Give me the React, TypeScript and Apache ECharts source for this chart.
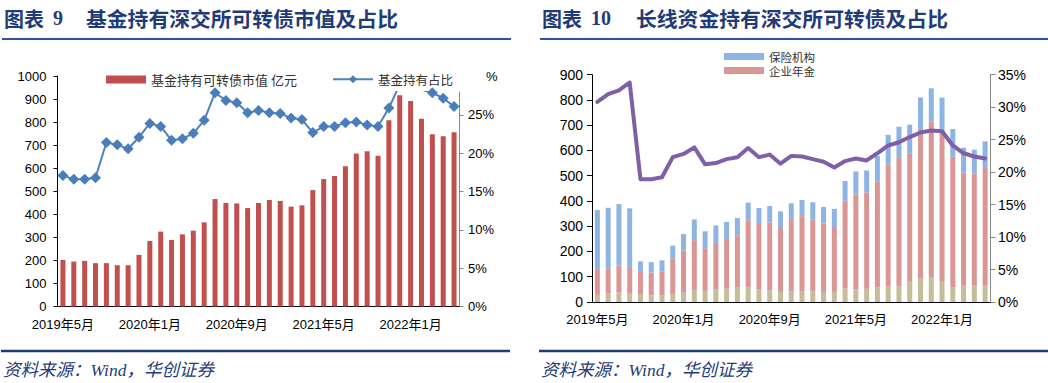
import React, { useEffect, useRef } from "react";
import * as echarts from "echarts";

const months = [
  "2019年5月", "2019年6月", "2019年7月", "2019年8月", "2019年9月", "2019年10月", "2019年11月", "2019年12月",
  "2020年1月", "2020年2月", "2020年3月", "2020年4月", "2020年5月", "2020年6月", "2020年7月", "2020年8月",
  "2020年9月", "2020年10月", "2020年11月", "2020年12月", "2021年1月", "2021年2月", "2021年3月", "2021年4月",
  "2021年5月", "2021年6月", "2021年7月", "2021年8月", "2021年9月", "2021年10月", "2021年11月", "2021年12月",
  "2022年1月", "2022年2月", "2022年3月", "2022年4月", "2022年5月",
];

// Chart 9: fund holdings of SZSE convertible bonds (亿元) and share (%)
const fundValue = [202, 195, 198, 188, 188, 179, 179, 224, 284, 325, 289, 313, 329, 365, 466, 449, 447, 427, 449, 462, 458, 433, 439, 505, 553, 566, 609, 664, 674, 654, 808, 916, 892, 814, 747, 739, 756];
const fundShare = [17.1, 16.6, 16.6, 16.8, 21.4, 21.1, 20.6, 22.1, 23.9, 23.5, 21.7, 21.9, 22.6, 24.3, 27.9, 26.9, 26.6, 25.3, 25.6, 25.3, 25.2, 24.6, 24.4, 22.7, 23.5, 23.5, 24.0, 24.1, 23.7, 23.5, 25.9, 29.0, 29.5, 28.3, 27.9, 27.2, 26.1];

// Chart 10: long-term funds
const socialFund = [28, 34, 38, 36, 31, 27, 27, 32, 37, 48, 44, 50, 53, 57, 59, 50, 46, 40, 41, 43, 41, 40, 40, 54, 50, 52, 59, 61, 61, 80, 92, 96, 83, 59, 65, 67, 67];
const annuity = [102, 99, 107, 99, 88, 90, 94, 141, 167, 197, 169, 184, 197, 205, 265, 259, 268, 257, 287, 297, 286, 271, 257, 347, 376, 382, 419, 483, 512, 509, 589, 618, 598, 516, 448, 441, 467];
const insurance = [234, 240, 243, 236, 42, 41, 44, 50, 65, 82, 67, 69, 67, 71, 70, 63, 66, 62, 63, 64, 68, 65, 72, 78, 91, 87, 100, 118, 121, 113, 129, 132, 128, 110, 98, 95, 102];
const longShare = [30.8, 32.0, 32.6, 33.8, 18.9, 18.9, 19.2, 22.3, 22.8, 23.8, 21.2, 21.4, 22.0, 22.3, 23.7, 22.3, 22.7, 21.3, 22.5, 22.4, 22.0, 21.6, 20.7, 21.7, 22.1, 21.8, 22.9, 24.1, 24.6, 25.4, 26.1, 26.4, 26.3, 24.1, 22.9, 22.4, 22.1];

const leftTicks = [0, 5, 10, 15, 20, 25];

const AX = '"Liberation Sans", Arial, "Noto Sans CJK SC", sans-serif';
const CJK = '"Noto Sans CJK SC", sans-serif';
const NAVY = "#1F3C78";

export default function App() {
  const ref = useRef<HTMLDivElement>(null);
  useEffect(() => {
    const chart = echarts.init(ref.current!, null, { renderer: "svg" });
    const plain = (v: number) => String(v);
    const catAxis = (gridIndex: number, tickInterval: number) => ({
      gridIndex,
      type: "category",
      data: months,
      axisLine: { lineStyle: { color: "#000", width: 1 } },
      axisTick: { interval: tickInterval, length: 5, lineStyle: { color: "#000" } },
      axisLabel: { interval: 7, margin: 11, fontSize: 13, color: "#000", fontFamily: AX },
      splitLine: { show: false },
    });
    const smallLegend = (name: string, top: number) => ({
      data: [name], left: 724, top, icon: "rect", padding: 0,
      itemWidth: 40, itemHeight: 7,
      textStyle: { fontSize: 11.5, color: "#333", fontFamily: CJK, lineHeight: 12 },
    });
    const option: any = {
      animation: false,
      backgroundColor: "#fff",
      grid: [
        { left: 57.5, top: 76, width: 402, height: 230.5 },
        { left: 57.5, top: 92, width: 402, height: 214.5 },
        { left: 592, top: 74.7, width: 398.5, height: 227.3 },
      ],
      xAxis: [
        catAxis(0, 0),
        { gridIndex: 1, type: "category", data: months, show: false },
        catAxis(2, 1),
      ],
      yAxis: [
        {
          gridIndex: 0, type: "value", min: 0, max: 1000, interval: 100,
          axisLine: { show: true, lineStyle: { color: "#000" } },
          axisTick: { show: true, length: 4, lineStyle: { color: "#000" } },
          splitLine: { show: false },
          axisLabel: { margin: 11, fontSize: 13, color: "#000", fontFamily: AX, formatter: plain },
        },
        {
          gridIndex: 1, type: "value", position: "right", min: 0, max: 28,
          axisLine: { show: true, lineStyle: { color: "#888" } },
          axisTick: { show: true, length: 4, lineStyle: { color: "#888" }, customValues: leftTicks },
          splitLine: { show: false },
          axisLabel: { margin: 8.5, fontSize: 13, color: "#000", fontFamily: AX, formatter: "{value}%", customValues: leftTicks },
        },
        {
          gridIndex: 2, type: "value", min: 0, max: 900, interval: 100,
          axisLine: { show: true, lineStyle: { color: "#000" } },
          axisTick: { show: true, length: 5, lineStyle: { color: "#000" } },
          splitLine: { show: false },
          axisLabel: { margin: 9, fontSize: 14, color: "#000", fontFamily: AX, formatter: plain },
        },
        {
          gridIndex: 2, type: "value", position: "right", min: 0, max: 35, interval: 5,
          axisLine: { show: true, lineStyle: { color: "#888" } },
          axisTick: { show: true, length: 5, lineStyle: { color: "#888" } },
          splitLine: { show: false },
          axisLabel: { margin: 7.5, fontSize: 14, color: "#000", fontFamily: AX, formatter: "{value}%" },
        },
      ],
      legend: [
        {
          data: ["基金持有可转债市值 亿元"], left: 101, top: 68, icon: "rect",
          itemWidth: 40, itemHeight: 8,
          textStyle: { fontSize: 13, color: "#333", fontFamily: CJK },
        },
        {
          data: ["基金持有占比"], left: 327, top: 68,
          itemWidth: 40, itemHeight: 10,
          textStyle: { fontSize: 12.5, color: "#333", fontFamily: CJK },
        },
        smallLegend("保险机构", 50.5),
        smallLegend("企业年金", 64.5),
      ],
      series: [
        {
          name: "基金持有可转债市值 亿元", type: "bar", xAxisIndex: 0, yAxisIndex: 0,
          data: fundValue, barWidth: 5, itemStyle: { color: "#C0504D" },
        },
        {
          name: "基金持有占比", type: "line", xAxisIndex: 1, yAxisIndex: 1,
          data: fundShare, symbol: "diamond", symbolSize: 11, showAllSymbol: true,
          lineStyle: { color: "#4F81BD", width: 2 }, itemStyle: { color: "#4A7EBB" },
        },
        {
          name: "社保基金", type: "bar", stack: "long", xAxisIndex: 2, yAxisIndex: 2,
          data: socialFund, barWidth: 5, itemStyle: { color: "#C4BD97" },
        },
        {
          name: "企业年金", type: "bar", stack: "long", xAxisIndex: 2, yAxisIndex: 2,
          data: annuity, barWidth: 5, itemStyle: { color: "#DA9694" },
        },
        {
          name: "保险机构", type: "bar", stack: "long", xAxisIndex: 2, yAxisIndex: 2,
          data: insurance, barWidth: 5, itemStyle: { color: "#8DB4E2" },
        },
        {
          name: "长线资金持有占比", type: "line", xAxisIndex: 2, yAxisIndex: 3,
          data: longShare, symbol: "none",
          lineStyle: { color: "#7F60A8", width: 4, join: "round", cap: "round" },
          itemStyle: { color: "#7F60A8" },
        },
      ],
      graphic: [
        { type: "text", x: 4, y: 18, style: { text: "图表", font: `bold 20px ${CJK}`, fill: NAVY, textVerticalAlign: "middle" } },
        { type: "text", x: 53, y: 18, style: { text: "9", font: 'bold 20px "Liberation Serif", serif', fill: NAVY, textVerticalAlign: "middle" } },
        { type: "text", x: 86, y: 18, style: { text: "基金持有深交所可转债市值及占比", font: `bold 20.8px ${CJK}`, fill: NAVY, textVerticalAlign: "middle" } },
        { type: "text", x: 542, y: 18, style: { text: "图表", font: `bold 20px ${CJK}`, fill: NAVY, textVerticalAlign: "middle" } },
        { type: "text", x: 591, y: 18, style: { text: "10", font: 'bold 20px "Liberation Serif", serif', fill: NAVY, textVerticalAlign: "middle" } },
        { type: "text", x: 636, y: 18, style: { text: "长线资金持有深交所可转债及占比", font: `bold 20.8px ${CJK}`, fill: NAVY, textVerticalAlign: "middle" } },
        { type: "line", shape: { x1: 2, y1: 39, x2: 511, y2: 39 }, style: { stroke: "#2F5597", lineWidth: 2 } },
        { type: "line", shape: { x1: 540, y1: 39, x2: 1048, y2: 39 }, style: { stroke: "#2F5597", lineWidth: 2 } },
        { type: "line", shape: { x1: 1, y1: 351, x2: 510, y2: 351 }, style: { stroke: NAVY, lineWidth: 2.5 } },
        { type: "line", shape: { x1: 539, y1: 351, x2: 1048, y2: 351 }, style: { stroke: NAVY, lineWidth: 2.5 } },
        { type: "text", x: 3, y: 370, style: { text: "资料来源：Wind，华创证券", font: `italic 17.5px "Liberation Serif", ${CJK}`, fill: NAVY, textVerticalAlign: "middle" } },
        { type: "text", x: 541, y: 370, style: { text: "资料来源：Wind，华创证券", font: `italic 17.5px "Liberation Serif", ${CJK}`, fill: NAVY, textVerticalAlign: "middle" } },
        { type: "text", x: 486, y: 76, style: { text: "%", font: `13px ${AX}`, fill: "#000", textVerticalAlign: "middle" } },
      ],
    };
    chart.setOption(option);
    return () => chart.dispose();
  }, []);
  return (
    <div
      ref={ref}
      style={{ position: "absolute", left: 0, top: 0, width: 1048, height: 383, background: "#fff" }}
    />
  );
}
____________
▶ **TASK DESCRIPTION**
Write down every line from the opening of the listing to the line with "27.9, 27.2, 26.1];", both included, and nothing else; the pictures are omitted.

▶ **WRITTEN ANSWER**
Give me the React, TypeScript and Apache ECharts source for this chart.
import React, { useEffect, useRef } from "react";
import * as echarts from "echarts";

const months = [
  "2019年5月", "2019年6月", "2019年7月", "2019年8月", "2019年9月", "2019年10月", "2019年11月", "2019年12月",
  "2020年1月", "2020年2月", "2020年3月", "2020年4月", "2020年5月", "2020年6月", "2020年7月", "2020年8月",
  "2020年9月", "2020年10月", "2020年11月", "2020年12月", "2021年1月", "2021年2月", "2021年3月", "2021年4月",
  "2021年5月", "2021年6月", "2021年7月", "2021年8月", "2021年9月", "2021年10月", "2021年11月", "2021年12月",
  "2022年1月", "2022年2月", "2022年3月", "2022年4月", "2022年5月",
];

// Chart 9: fund holdings of SZSE convertible bonds (亿元) and share (%)
const fundValue = [202, 195, 198, 188, 188, 179, 179, 224, 284, 325, 289, 313, 329, 365, 466, 449, 447, 427, 449, 462, 458, 433, 439, 505, 553, 566, 609, 664, 674, 654, 808, 916, 892, 814, 747, 739, 756];
const fundShare = [17.1, 16.6, 16.6, 16.8, 21.4, 21.1, 20.6, 22.1, 23.9, 23.5, 21.7, 21.9, 22.6, 24.3, 27.9, 26.9, 26.6, 25.3, 25.6, 25.3, 25.2, 24.6, 24.4, 22.7, 23.5, 23.5, 24.0, 24.1, 23.7, 23.5, 25.9, 29.0, 29.5, 28.3, 27.9, 27.2, 26.1];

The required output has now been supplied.